Mark 5:  And they came over unto the other side of the sea, into the country of the Gadarenes. And when He was come out of the boat, immediately there met Him out of the tombs a man with an unclean spirit, who had his dwelling among the tombs; and no man could bind him, no, not with chains: because that he had been often bound witli fetters and chains, and the chains had been plucked asunder by him, and the fetters broken in pieces: neither could any man tame him. And always, night and day, he was in the mountains, and in the tombs, crying, and cutting himself with stones. The more precise of the manuscripts read: “into the country of the Gergesenes.” Matthew says that there were two men possessed by demons; while Mark and Luke speak only of one, since they chose to tell only of the fiercer of the two.

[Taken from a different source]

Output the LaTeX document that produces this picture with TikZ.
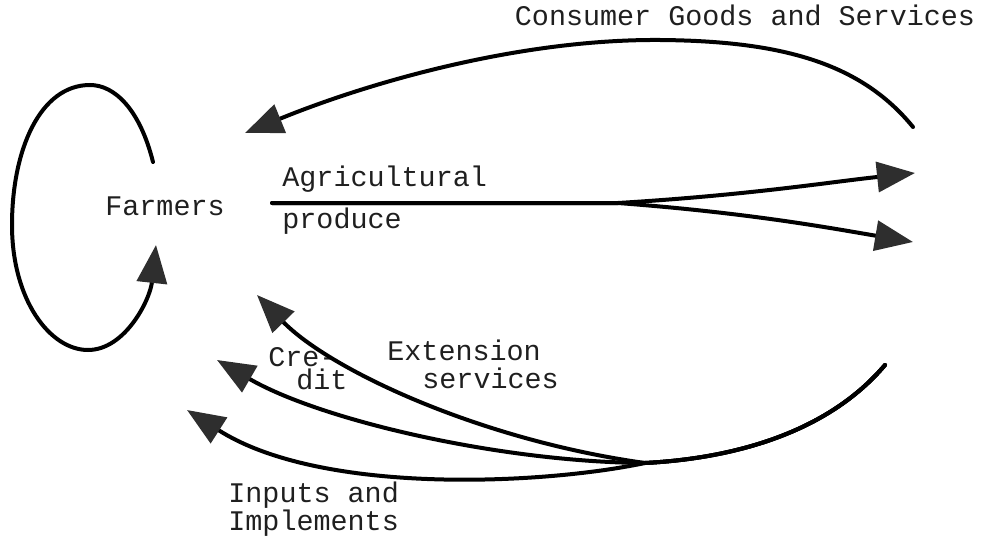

This man possessed by a demon approaches the Lord and declares that Jesus is the Son of God. For those in the boat were unsure what manner of man Jesus was. But the testimonial witness of enemies, such as the demons here, is the most trustworthy evidence of all. The possessed man lived among the tombs, as he wanted to inspire in men the false belief that the souls of those who have died become demons. But far be it from any one to believe such a thing.